## begin Material

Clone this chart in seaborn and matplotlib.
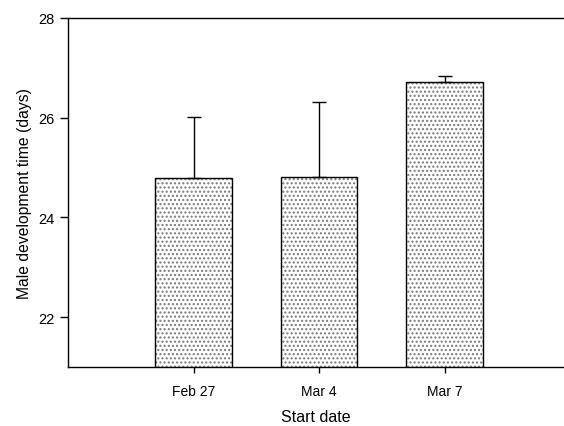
import matplotlib
matplotlib.use("Agg")
import matplotlib.pyplot as plt
import seaborn as sns
import pandas as pd

categories = ["Feb 27", "Mar 4", "Mar 7"]
means = [24.80, 24.82, 26.71]
errors = [1.22, 1.50, 0.12]
yticks = [22, 24, 26, 28]

sns.set_style("white")
plt.rcParams['font.family'] = ['Liberation Sans', 'DejaVu Sans']
plt.rcParams['text.color'] = 'black'
plt.rcParams['axes.labelcolor'] = 'black'
plt.rcParams['xtick.color'] = 'black'
plt.rcParams['ytick.color'] = 'black'

df = pd.DataFrame({"date": categories, "mean": means, "err": errors})

fig = plt.figure(figsize=(5.64, 4.27), dpi=100)
ax = fig.add_axes([68/564, 1 - 368/427, 1 - 68/564, (368 - 19)/427])

# hatch fill
sns.barplot(data=df, x="date", y="mean", ax=ax, width=0.61, color="white",
            edgecolor="#777777", linewidth=0, hatch="....", errorbar=None, zorder=1)
# outlines
sns.barplot(data=df, x="date", y="mean", ax=ax, width=0.61, fill=False,
            edgecolor="black", linewidth=1.0, errorbar=None, zorder=2)

ax.errorbar(x=range(len(categories)), y=df["mean"], yerr=[[0]*len(errors), df["err"]],
            fmt="none", ecolor="black", elinewidth=1.0, capsize=5, capthick=1.0, zorder=3)

ax.set_ylim(21, 28)
ax.set_xlim(-1, 2.95)
ax.set_yticks(yticks)
ax.set_yticklabels([str(t) for t in yticks])
for side in ["left", "top", "bottom"]:
    ax.spines[side].set_visible(True)
    ax.spines[side].set_color("black")
    ax.spines[side].set_linewidth(1.0)
ax.spines["right"].set_visible(False)
ax.tick_params(axis="y", direction="out", length=6, width=1, labelsize=10.5, pad=4, left=True)
ax.tick_params(axis="x", direction="out", length=4, width=1, labelsize=10, pad=8, bottom=True)
ax.set_xlabel("Start date", fontsize=11.5, labelpad=8)
ax.set_ylabel("Male development time (days)", fontsize=11.3, labelpad=4)

fig.savefig("out.png", dpi=100)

## end Material

# [Set problem]
Of the lines above, how many contain the string "matplotlib"? Only the number is required.

# [Task output]
4